When she stays the night, at 6.30 they all creep into bed with her and time-travel the globe in the stories she tells: "Where shall we go today? I know, Imperial China!" At the end of her stay, after numerous hugs and goodbyes, the house is littered with unfinished cups of tea, forgotten possessions, the detritus of numerous craft projects, and four bereft children. Thomas speaks for all of them: "I like she! When is Gwandma coming back? I want she!"

When Audrey, Steve's mother, comes over, I stand in the kitchen and feel a warm, peaceful stillness descend on the house. You can barely hear the "click" of the door as she steps inside: I will sometimes go into the kitchen and realise she has been unpacking the fruit, vegetables, jams and eggs she has brought from her garden and chooks, without me noticing her arrival.

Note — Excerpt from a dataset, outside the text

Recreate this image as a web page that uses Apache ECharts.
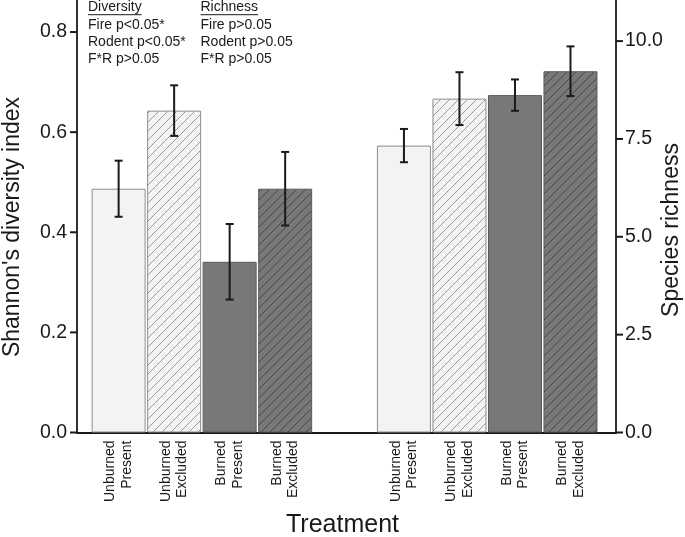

She spends her time in the kitchen, scrubbing cupboard doors, unpacking the dishwasher, heating soup; or in the garden, pulling weeds out of garden beds, fussing over the neglected lemon tree, and pruning rampant rose bushes. The children trail behind her, fascinated, as she bakes trays of anzacs and gingernut biscuits, or shows them worms and snails as they dig in the dirt together.

Audrey is a midwife, and has brought a quiet calm to the birth of each of our children, and a secure feeling of being cared for during the days of recovery. She leaves as silently as she comes: sometimes I only know she's gone by the empty yard and kitchen, and Thomas asking "Where's Gwandma Audrey? Can I go and see Gwandma?"

Somewhere between the maelstrom and the sea of tranquillity there's me: enthusiastically affectionate or calmly loving, reading stories or mopping floors, excitedly playing or quietly present. It's odd how, when either of my mothers enters the house, it takes on their character. When they leave, I slip back into my own skin.

But while they're here, these two wonderful women introduce us to two different ways of being, bringing with them an exuberant love and joy in life, or a gentle affection and serenity, as their gift to me and the children.